GT 18:08 Nobody writes letters anymore.
Rosalynde 18:09 It was on a Google doc. I hope it feels natural, because it was natural. Because Adam and I, genuinely, this is how nerdy we are. We genuinely do write each other emails, all the time, about whatever we’re reading, and often times, it’s scripture. [We] say, like,” Well, what do you think about this? I saw this.” And so, it really is a natural way that we communicate with each other. So, I hope that comes out and that it doesn’t feel artificial, because it’s not. But it was very, very fun. It went quickly. I think I wrote first. I don’t remember. But I will say, we just finished the follow up.
GT 18:45 Oh, you’ve got a sequel?
Rosalynde 18:47 A sequel.
GT 18:47 Oh, wow!
Rosalynde 18:48 Seven Visions: the Lives of Christ in the Doctrine and Covenants.
GT 18:53 Oh, wow.
Rosalynde 18:53 And in that one, he writes first.
GT 18:55 That’s for next year?
Rosalynde 18:55 That’s for next year. So, he writes first. We’re equal partners, equal partners in all things, but we really did. We divvied it up. He wrote the introduction. I wrote the conclusion. It might have been because he wrote the introduction. So, then I wrote the first letter of the chapter. And then we alternated, and then I wrote the conclusion. So, we just divvied it up. It was really, really fun and enjoyable to share the experience together.
GT 19:20 Well, very good. Dr. Rosalynde Welch, I really appreciate you for being here on Gospel Tangents, and I would encourage you all, why don’t you show everybody the book again. Show them how short it is.
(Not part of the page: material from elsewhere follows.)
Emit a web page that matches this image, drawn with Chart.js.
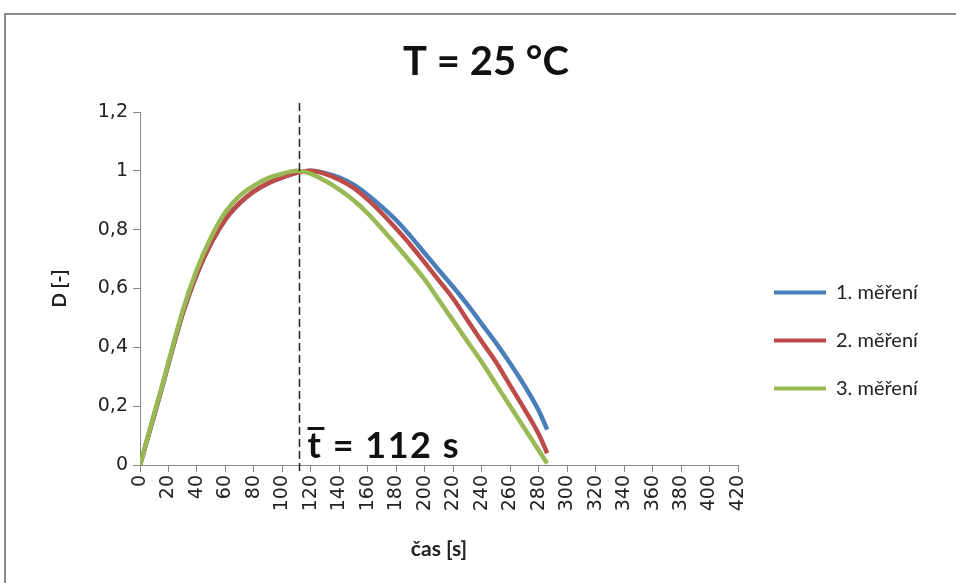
<!DOCTYPE html>
<html><head><meta charset="utf-8">
<script src="https://cdn.jsdelivr.net/npm/chart.js@4.4.1/dist/chart.umd.min.js"></script>
<style>
html,body{margin:0;padding:0;background:#fff;}
#wrap{position:relative;width:956px;height:583px;overflow:hidden;}
#frame{position:absolute;left:4px;top:13px;width:990px;height:600px;border-top:2px solid #8a8a8a;border-left:2px solid #8a8a8a;pointer-events:none;}
canvas{display:block;}
</style></head><body>
<div id="wrap"><canvas id="c" width="956" height="583"></canvas><div id="frame"></div></div>
<script>
const chartTitle = 'T = 25 °C';
const seriesNames = ['1. měření', '2. měření', '3. měření'];
const seriesColors = ['#4a7ebb', '#be4b48', '#98b954'];
const times = [0,5,10,15,20,30,40,50,60,70,80,90,100,110,120,130,140,150,160,170,180,190,200,210,220,230,240,250,260,270,280,286];
const values1 = [0,0.085,0.17,0.255,0.345,0.515,0.65,0.755,0.835,0.89,0.93,0.958,0.978,0.993,1.0,0.992,0.977,0.953,0.918,0.877,0.832,0.778,0.72,0.662,0.605,0.545,0.48,0.415,0.345,0.27,0.185,0.12];
const values2 = [0,0.085,0.17,0.255,0.345,0.515,0.65,0.755,0.835,0.89,0.93,0.958,0.978,0.993,1.0,0.99,0.97,0.942,0.902,0.855,0.803,0.748,0.688,0.627,0.565,0.492,0.42,0.35,0.27,0.19,0.105,0.04];
const values3 = [0,0.088,0.175,0.26,0.35,0.525,0.665,0.775,0.86,0.915,0.95,0.975,0.99,1.0,0.99,0.966,0.936,0.9,0.855,0.802,0.747,0.69,0.63,0.56,0.49,0.42,0.35,0.275,0.2,0.125,0.05,0.005];
const xTickLabels = ['0','20','40','60','80','100','120','140','160','180','200','220','240','260','280','300','320','340','360','380','400','420'];
const yTickLabels = ['0','0,2','0,4','0,6','0,8','1','1,2'];
const xTitle = 'čas [s]';
const yTitle = 'D [-]';
const meanTime = 112;
const meanSymbol = 't';
const meanRest = ' = 112 s';

const seriesValues = [values1, values2, values3];
const tickFont = "'DejaVu Sans', Verdana, sans-serif";

const meanLinePlugin = {
  id: 'meanLine',
  afterDatasetsDraw(chart) {
    const {ctx, chartArea, scales} = chart;
    const px = Math.round(scales.x.getPixelForValue(meanTime)) + 0.5;
    ctx.save();
    ctx.strokeStyle = '#222';
    ctx.lineWidth = 1.5;
    ctx.setLineDash([8, 4]);
    ctx.beginPath();
    ctx.moveTo(px, chartArea.top - 9);
    ctx.lineTo(px, chartArea.bottom + 8);
    ctx.stroke();
    ctx.setLineDash([]);
    ctx.font = 'bold 36px Lato';
    try { ctx.letterSpacing = '1.5px'; } catch (e) {}
    ctx.fillStyle = '#111';
    ctx.textBaseline = 'alphabetic';
    ctx.textAlign = 'left';
    const tx = px + 8, ty = chartArea.bottom - 7;
    ctx.fillText(meanSymbol, tx, ty);
    const w = ctx.measureText(meanSymbol).width;
    ctx.fillText(meanRest, tx + w, ty);
    ctx.fillRect(tx, ty - 31, w + 2, 3);
    ctx.restore();
  }
};

const legendPlace = {
  id: 'legendPlace',
  beforeInit(chart) {
    const fit = chart.legend.fit;
    chart.legend.fit = function () { fit.call(this); this.width = 218; };
  },
  afterLayout(chart) {
    const l = chart.legend;
    l.left += 8; l.right += 8; l.top += 52; l.bottom += 52;
  }
};

new Chart(document.getElementById('c'), {
  type: 'scatter',
  data: {
    datasets: seriesNames.map((name, k) => ({
      label: name,
      data: times.map((t, i) => ({x: t, y: seriesValues[k][i]})),
      showLine: true,
      borderColor: seriesColors[k],
      backgroundColor: seriesColors[k],
      borderWidth: 4.5,
      pointRadius: 0,
      cubicInterpolationMode: 'monotone',
      order: 3 - k
    }))
  },
  options: {
    responsive: false,
    animation: false,
    layout: {padding: {left: 16, right: 0, top: 0, bottom: 0}},
    plugins: {
      tooltip: {enabled: false},
      title: {
        display: true, text: chartTitle, color: '#111',
        font: {family: 'Lato', size: 40, weight: 'bold', lineHeight: 1.2},
        padding: {top: 38, bottom: 26}
      },
      legend: {
        display: true, position: 'right', fullSize: false,
        labels: {
          boxWidth: 52, boxHeight: 4, padding: 28, color: '#222',
          font: {family: 'Lato', size: 20},
          sort: (a, b) => a.datasetIndex - b.datasetIndex,
          generateLabels(chart) {
            const items = Chart.defaults.plugins.legend.labels.generateLabels(chart);
            items.forEach(it => { it.lineWidth = 0; it.fillStyle = it.strokeStyle; });
            return items;
          }
        }
      }
    },
    scales: {
      x: {
        type: 'linear', min: 0, max: 420,
        ticks: {
          stepSize: 20, autoSkip: false, minRotation: 90, maxRotation: 90, padding: 3,
          color: '#222', font: {family: tickFont, size: 19},
          callback: (v, i) => xTickLabels[i] ?? String(v)
        },
        grid: {display: true, drawOnChartArea: false, drawTicks: true, tickLength: 7, color: '#868686'},
        border: {display: true, color: '#868686', width: 1},
        title: {display: true, text: xTitle, color: '#222', font: {family: 'Lato', size: 21, weight: 'bold'}, padding: {top: 0, bottom: 21}},
        afterFit(s) { s.height = 118; }
      },
      y: {
        min: 0, max: 1.2,
        ticks: {
          stepSize: 0.2, padding: 5, color: '#222', font: {family: tickFont, size: 19},
          callback: (v, i) => yTickLabels[i] ?? String(v)
        },
        grid: {display: true, drawOnChartArea: false, drawTicks: true, tickLength: 7, color: '#868686'},
        border: {display: true, color: '#868686', width: 1},
        title: {display: true, text: yTitle, color: '#222', font: {family: 'Lato', size: 19, weight: 'bold'}, padding: {top: 32, bottom: 0}},
        afterFit(s) { s.width = 124; }
      }
    }
  },
  plugins: [meanLinePlugin, legendPlace]
});
</script>
</body></html>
It’s a quick read.
Rosalynde 19:32 Yep. Let’s see how many pages just 100 and some, 167 pages it looks like.
GT 19:38 That includes the footnotes.
Rosalynde 19:40 That’s right. Yeah, it’s even less than that. No, yeah. Oh, actually, no, like about 140 pages.
GT 19:45 Usually I’m looking through the footnotes, but I was like, I’m just going to jam through this.
Rosalynde 19:51 Yeah, again, it’s not a dense scholarly work. We hope that it’s very readable. And yet at the same time, I also believe that it is offers some new, I think, really compelling readings of these Book of Mormon passages.
GT 20:05 Yeah. So read that. Read the scriptures, listen to the podcast. Is it on audiobook? I was going to ask you.
Rosalynde 20:12 It is.
GT 20:12 Okay, so you can listen to it, you don’t have to read it, you can listen to it.
Rosalynde 20:15 It’s not on Audible, but Deseret Book’s audio book platform. Actually, Adam and I read it ourselves.
GT 20:23 Oh, wow. Very good. All right. Well, Dr. Rosalynde Welch, thank you so much for being here on Gospel Tangents. I really appreciate it.
Rosalynde 20:30 Oh, it’s my pleasure. Thanks, Rick.